Sacó otro sello, y también lo estampó en el formulario.
-Este no es- volvió a decir, y también o tiró hacia atrás.
Los empleados se atrincheraron debajo de los escritorios y el cadete detrás del perchero. Litagusi había quedado solo en el medio de la oficina como si fuera un mueble más.
-¡Este!- dijo Marita.
La lluvia de sellos paró.
Ella se sacó el gabán amarillo y la ropa interior, y sobre su cuerpo desnudo comenzó a estamparse el sello que decía: "Trámite cancelado".
Butiche salió rápido de abajo del escritorio. Intentó sacar a Litagusi de la oficina.
-Vamos- le dijo con suavidad -. Está enferma.
Litagusi seguía con la mirada fija en Marita.

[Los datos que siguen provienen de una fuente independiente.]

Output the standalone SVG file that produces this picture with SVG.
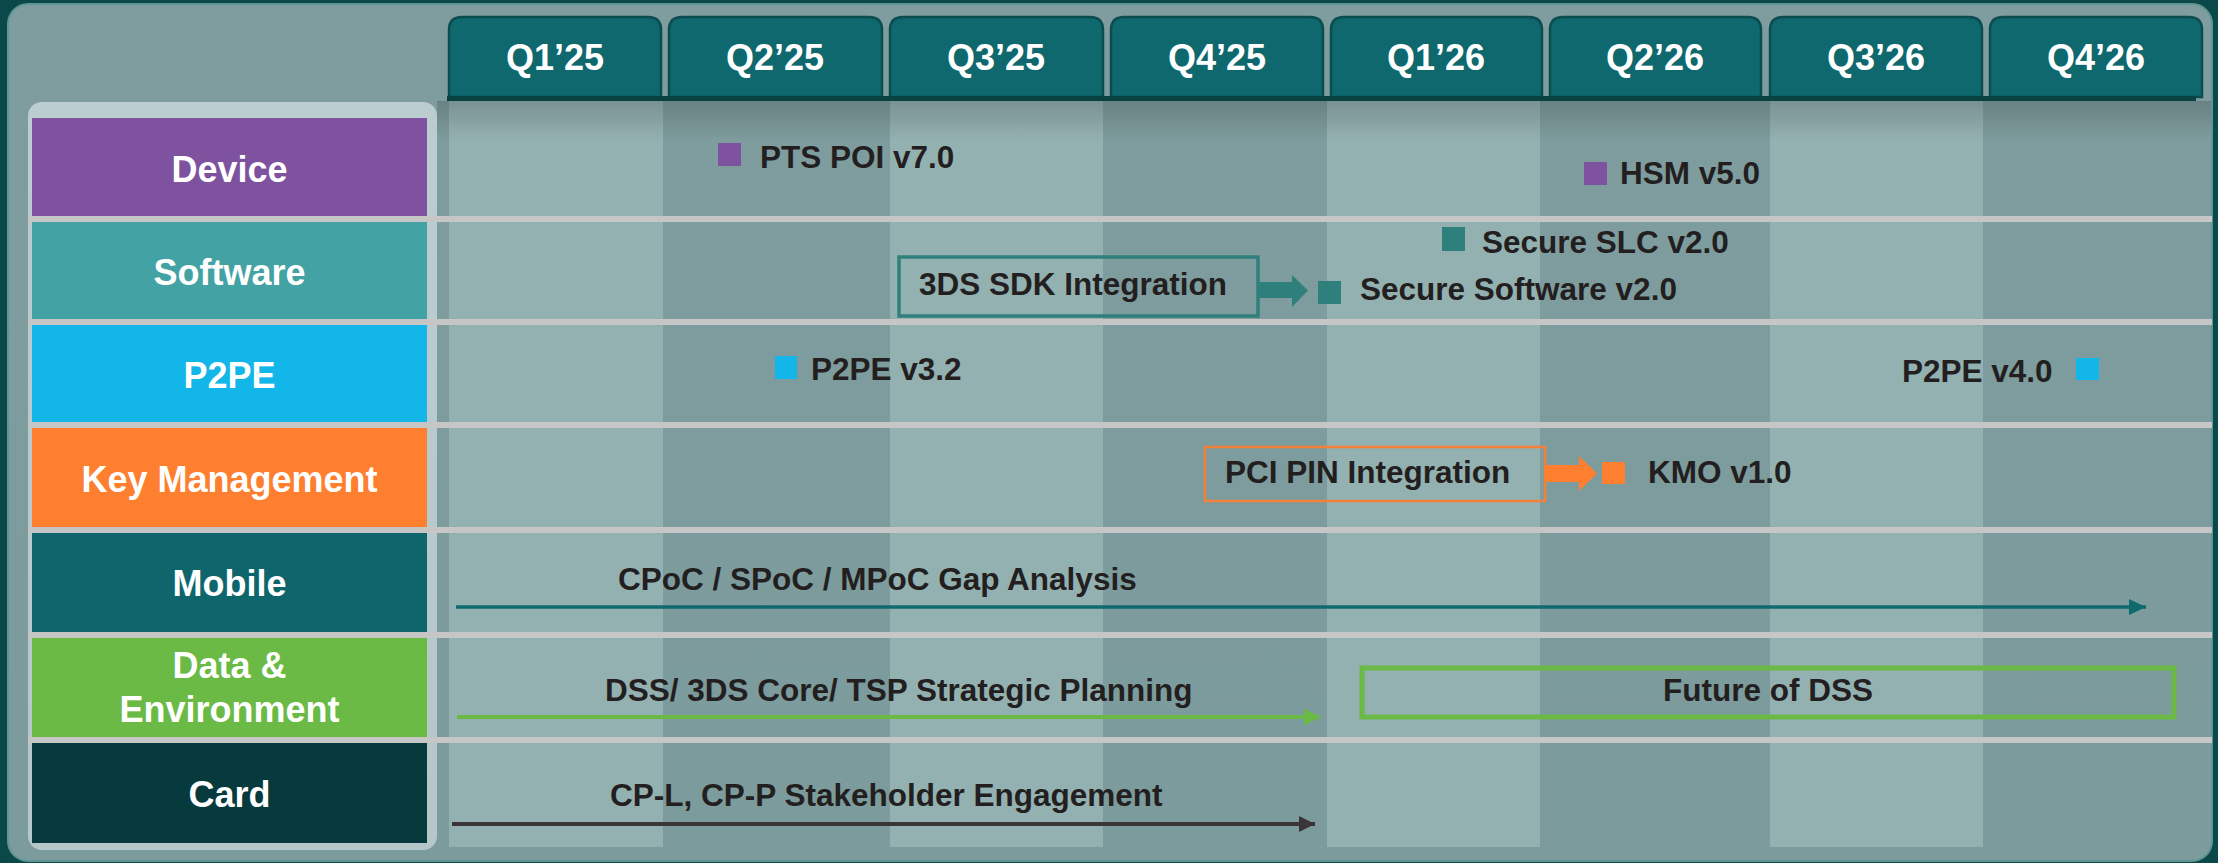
<svg xmlns="http://www.w3.org/2000/svg" width="2218" height="863" viewBox="0 0 2218 863">
<defs>
<style>
.tab{fill:#0e686e;stroke:#0a4c50;stroke-width:2.5}
.tabt{font-family:"Liberation Sans",Arial,sans-serif;font-weight:bold;font-size:36px;fill:#ffffff;text-anchor:middle}
.lbl{font-family:"Liberation Sans",Arial,sans-serif;font-weight:bold;font-size:36px;fill:#ffffff;text-anchor:middle}
.item{font-family:"Liberation Sans",Arial,sans-serif;font-weight:bold;font-size:31.5px;fill:#231f20}
.sep{fill:#c6c6c6}
.col{fill:#94b1b2}
</style>
<linearGradient id="panelG" x1="0" y1="0" x2="0" y2="1">
<stop offset="0" stop-color="#7f9d9e"/>
<stop offset="1" stop-color="#7c9b9c"/>
</linearGradient>
<linearGradient id="shadowG" x1="0" y1="0" x2="0" y2="1">
<stop offset="0" stop-color="#000000" stop-opacity="0.18"/>
<stop offset="1" stop-color="#000000" stop-opacity="0"/>
</linearGradient>
<linearGradient id="frameG" x1="0" y1="0" x2="0" y2="1">
<stop offset="0" stop-color="#bccdcf"/>
<stop offset="1" stop-color="#b6c7c9"/>
</linearGradient>
<marker id="ahTeal" markerWidth="10" markerHeight="10" refX="9" refY="5" orient="auto" markerUnits="userSpaceOnUse" viewBox="0 0 10 10">
<path d="M0,0 L10,5 L0,10 Z" fill="#0e6a6e" transform="scale(1)"/>
</marker>
<marker id="ahMobile" markerWidth="17" markerHeight="16" refX="17" refY="8" orient="auto" markerUnits="userSpaceOnUse">
<path d="M0,0 L17,8 L0,16 Z" fill="#0e6a6e"/>
</marker>
<marker id="ahGreen" markerWidth="16" markerHeight="17" refX="16" refY="8.5" orient="auto" markerUnits="userSpaceOnUse">
<path d="M0,0 L16,8.5 L0,17 Z" fill="#6aba45"/>
</marker>
<marker id="ahDark" markerWidth="16" markerHeight="16" refX="16" refY="8" orient="auto" markerUnits="userSpaceOnUse">
<path d="M0,0 L16,8 L0,16 Z" fill="#3a3537"/>
</marker>
</defs>

<!-- background -->
<rect x="0" y="0" width="2218" height="863" fill="#0b4849"/>
<rect x="8" y="4" width="2204" height="857" rx="20" fill="url(#panelG)" stroke="#5f9594" stroke-width="2"/>

<!-- light columns -->
<rect class="col" x="449" y="101" width="214" height="746"/>
<rect class="col" x="890" y="101" width="213" height="746"/>
<rect class="col" x="1327" y="101" width="213" height="746"/>
<rect class="col" x="1770" y="101" width="213" height="746"/>
<rect x="437" y="101" width="1774" height="40" fill="url(#shadowG)"/>

<!-- header tabs -->
<g id="header">
<path class="tab" d="M449,97 V30 Q449,17 462,17 H648 Q661,17 661,30 V97 Z"/>
<path class="tab" d="M669,97 V30 Q669,17 682,17 H869 Q882,17 882,30 V97 Z"/>
<path class="tab" d="M890,97 V30 Q890,17 903,17 H1090 Q1103,17 1103,30 V97 Z"/>
<path class="tab" d="M1111,97 V30 Q1111,17 1124,17 H1310 Q1323,17 1323,30 V97 Z"/>
<path class="tab" d="M1331,97 V30 Q1331,17 1344,17 H1529 Q1542,17 1542,30 V97 Z"/>
<path class="tab" d="M1550,97 V30 Q1550,17 1563,17 H1748 Q1761,17 1761,30 V97 Z"/>
<path class="tab" d="M1770,97 V30 Q1770,17 1783,17 H1969 Q1982,17 1982,30 V97 Z"/>
<path class="tab" d="M1990,97 V30 Q1990,17 2003,17 H2189 Q2202,17 2202,30 V97 Z"/>
<rect x="447" y="96" width="1749" height="5" fill="#0a4244"/>
<text class="tabt" x="555" y="70">Q1’25</text>
<text class="tabt" x="775" y="70">Q2’25</text>
<text class="tabt" x="996" y="70">Q3’25</text>
<text class="tabt" x="1217" y="70">Q4’25</text>
<text class="tabt" x="1436" y="70">Q1’26</text>
<text class="tabt" x="1655" y="70">Q2’26</text>
<text class="tabt" x="1876" y="70">Q3’26</text>
<text class="tabt" x="2096" y="70">Q4’26</text>
</g>

<!-- left frame -->
<rect x="28" y="102" width="409" height="748" rx="14" fill="url(#frameG)"/>

<!-- row separators -->
<g id="separators">
<rect class="sep" x="28" y="216" width="2184" height="6"/>
<rect class="sep" x="28" y="319" width="2184" height="6"/>
<rect class="sep" x="28" y="422" width="2184" height="6"/>
<rect class="sep" x="28" y="527" width="2184" height="6"/>
<rect class="sep" x="28" y="632" width="2184" height="6"/>
<rect class="sep" x="28" y="737" width="2184" height="6"/>
</g>

<!-- row labels -->
<g id="row-device"><rect x="32" y="118" width="395" height="98" fill="#7e529e"/><text class="lbl" x="229.5" y="182">Device</text></g>
<g id="row-software"><rect x="32" y="222" width="395" height="97" fill="#43a3a4"/><text class="lbl" x="229.5" y="285">Software</text></g>
<g id="row-p2pe"><rect x="32" y="325" width="395" height="97" fill="#13b6e8"/><text class="lbl" x="229.5" y="388">P2PE</text></g>
<g id="row-key"><rect x="32" y="428" width="395" height="99" fill="#fe7f30"/><text class="lbl" x="229.5" y="492">Key Management</text></g>
<g id="row-mobile"><rect x="32" y="533" width="395" height="99" fill="#0e666c"/><text class="lbl" x="229.5" y="596">Mobile</text></g>
<g id="row-data"><rect x="32" y="638" width="395" height="99" fill="#6aba45"/><text class="lbl" x="229.5" y="678">Data &amp;</text><text class="lbl" x="229.5" y="722">Environment</text></g>
<g id="row-card"><rect x="32" y="743" width="395" height="100" fill="#073a3c"/><text class="lbl" x="229.5" y="807">Card</text></g>

<!-- milestones -->
<g id="pts-poi"><rect x="718" y="143" width="23" height="23" fill="#7e529e"/><text class="item" x="760" y="168">PTS POI v7.0</text></g>
<g id="hsm"><rect x="1584" y="162" width="23" height="23" fill="#7e529e"/><text class="item" x="1620" y="184">HSM v5.0</text></g>
<g id="secure-slc"><rect x="1442" y="227" width="23" height="24" fill="#2f7f7c"/><text class="item" x="1482" y="253">Secure SLC v2.0</text></g>
<g id="sdk3ds"><rect x="899" y="257" width="359" height="59" fill="none" stroke="#2f7f7c" stroke-width="3.5"/><text class="item" x="919" y="295">3DS SDK Integration</text></g>
<g id="secure-sw"><rect x="1318" y="281" width="23" height="23" fill="#2f7f7c"/><text class="item" x="1360" y="300">Secure Software v2.0</text></g>
<g id="p2pe32"><rect x="775" y="356" width="22" height="23" fill="#13b6e8"/><text class="item" x="811" y="380">P2PE v3.2</text></g>
<g id="p2pe40"><text class="item" x="1902" y="382">P2PE v4.0</text><rect x="2076" y="358" width="23" height="22" fill="#13b6e8"/></g>
<g id="pci-pin"><rect x="1205" y="447" width="340" height="54" fill="none" stroke="#f4813a" stroke-width="2.5"/><text class="item" x="1225" y="483">PCI PIN Integration</text></g>
<g id="kmo"><rect x="1602" y="462" width="23" height="22" fill="#fe7f30"/><text class="item" x="1648" y="483">KMO v1.0</text></g>
<g id="gap-analysis"><text class="item" x="618" y="590">CPoC / SPoC / MPoC Gap Analysis</text></g>
<g id="dss-planning"><text class="item" x="605" y="701">DSS/ 3DS Core/ TSP Strategic Planning</text></g>
<g id="future-dss"><rect x="1362" y="668" width="812" height="49" fill="none" stroke="#6aba45" stroke-width="5"/><text class="item" x="1768" y="701" text-anchor="middle">Future of DSS</text></g>
<g id="cp-engagement"><text class="item" x="610" y="806">CP-L, CP-P Stakeholder Engagement</text></g>

<!-- connectors -->
<g id="connectors">
<path d="M1259,282 H1292 V275 L1308,290.5 L1292,307 V298 H1259 Z" fill="#2f7f7c"/>
<path d="M1546,465 H1579 V456 L1597,473.5 L1579,491 V482 H1546 Z" fill="#fe7f30"/>
<line x1="456" y1="607" x2="2146" y2="607" stroke="#0e6a6e" stroke-width="3.5" marker-end="url(#ahMobile)"/>
<line x1="457" y1="717" x2="1320" y2="717" stroke="#6aba45" stroke-width="4" marker-end="url(#ahGreen)"/>
<line x1="452" y1="824" x2="1315" y2="824" stroke="#3a3537" stroke-width="4" marker-end="url(#ahDark)"/>
</g>
</svg>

-Es una broma, ¿no es cierto?- le preguntó.
Ella lo miraba y sonreía como quien está soñando un sueño dulce.
-Decime algo, por favor- dijo Litagusi desconsolado.
-Yogurt para beber- dijo ella.
La vinieron a buscar del hospital. También vino la policía.
-Me entrego sheriff- dijo ella, y le guiñó un ojo -. Soy culpable de todo.
Litagusi se sentía aturdido. El corazón parecía querer abarcarle todo el cuerpo. Le latía en la cabeza y en las piernas. Miró a su alrededor y, sintiéndose acosado por cientos de ojos, fue a encerrarse al baño.
Eran las 14.20 y él seguía en el baño. La mujer que hacía la limpieza le preguntó si le faltaba mucho. La madre de Litagusi miró el reloj de la cocina. Eran las dos y media, y estaba contrariada: de la cacerola salía olor a quemado. Apagó la hornalla, se echó una manta sobre los hombros y salió a buscar a su hijo. No iba a permitirle que por culpa de él hubiera que tirar el guiso.